Der „Sonderauftrag Bürokratieabbau“ führte zu ersten Achtungserfolgen: Das Meseberger Bürokratieabbaupaket realisierte eine Einsparung von Erfüllungsaufwand in Höhe von ca. 3,5 Mrd. EUR jährlich. Der Bürokratiekostenindex sank zeitweise auf sein Allzeittief. Das erste Mal seit 2019, so berichtete der Nationale Normenkontrollrat zuletzt, sind die Belastungen für die Wirtschaft nicht gestiegen, sondern gesunken. Das Projekt „Gebäudetyp E“ mit einem prognostizierten Entlastungsvolumen von über 8 Mrd. EUR ist bis zur Kabinettsreife gelangt. Es sollte unbedingt noch im Parlament beschlossen werden. Freilich sind viele dieser Achtungserfolge durch einen nicht enden wollenden Strom neuer Regulierungen der EU-Kommission wieder zu Nichte gemacht worden. Der deutsche Gesetzgeber kann gar nicht so schnell Bürokratie abbauen, wie sie die EU derzeit nachproduziert. Es ist daher zu hoffen, dass die deutsch-französische Initiative zum Abbau von Bürokratie auf EU-Ebene von der neuen Kommission beherzt aufgegriRen und umgesetzt wird.
Schließlich gelang es, einen politischen Kompromiss zu moderieren, mit dem sich eine ganz breite Mehrheit seriöser Demokraten bereitfand, das Grundgesetz ändern zu wollen. Ziel ist es, die Arbeitsfähigkeit des Bundesverfassungsgerichts gegen Attacken auf seine Unabhängigkeit abzusichern, wie wir sie in den letzten Jahren etwa in Polen beobachten konnten. Es ist wichtig, dass dieser wertvolle Kompromiss nicht der Diskontinuität anheimfällt.
IV.
Die Aufgabe als Bundesminister der Justiz hat mir viel Freude bereitet.
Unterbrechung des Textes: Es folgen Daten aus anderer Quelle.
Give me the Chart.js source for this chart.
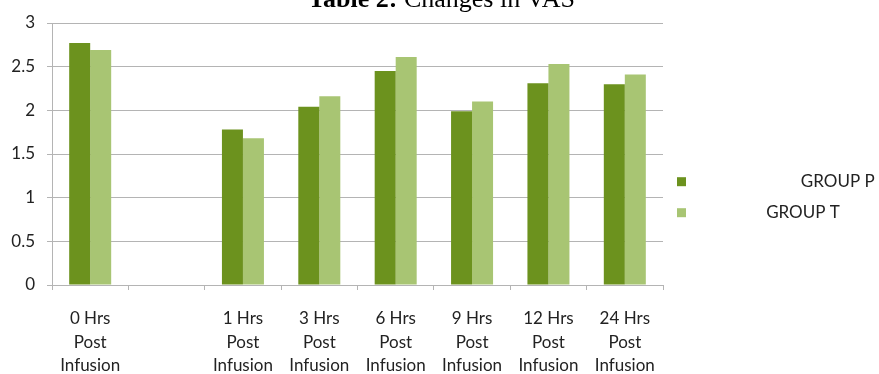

Sie erwuchs aus der ehrenvollen Aufgabe, mich meinen Leitprinzipen Recht und Freiheit mit ganzer Kraft widmen zu können. Die Freude erwuchs auch aus dem großartigen Ministerium, das ich leiten durfte. Dort arbeiten hochqualifizierte Mitarbeiterinnen und Mitarbeiter. Sie haben mich mit offenen Armen empfangen – und ich darf sagen, dass ich diese Arme immer gut ausgelastet habe. Gemeinsam haben wir viel erreicht. Wer auch immer mir im Amt nachfolgen möge, kann sich auf den professionellen Rat und die loyale Unterstützung des Hauses für Recht und Freiheit verlassen.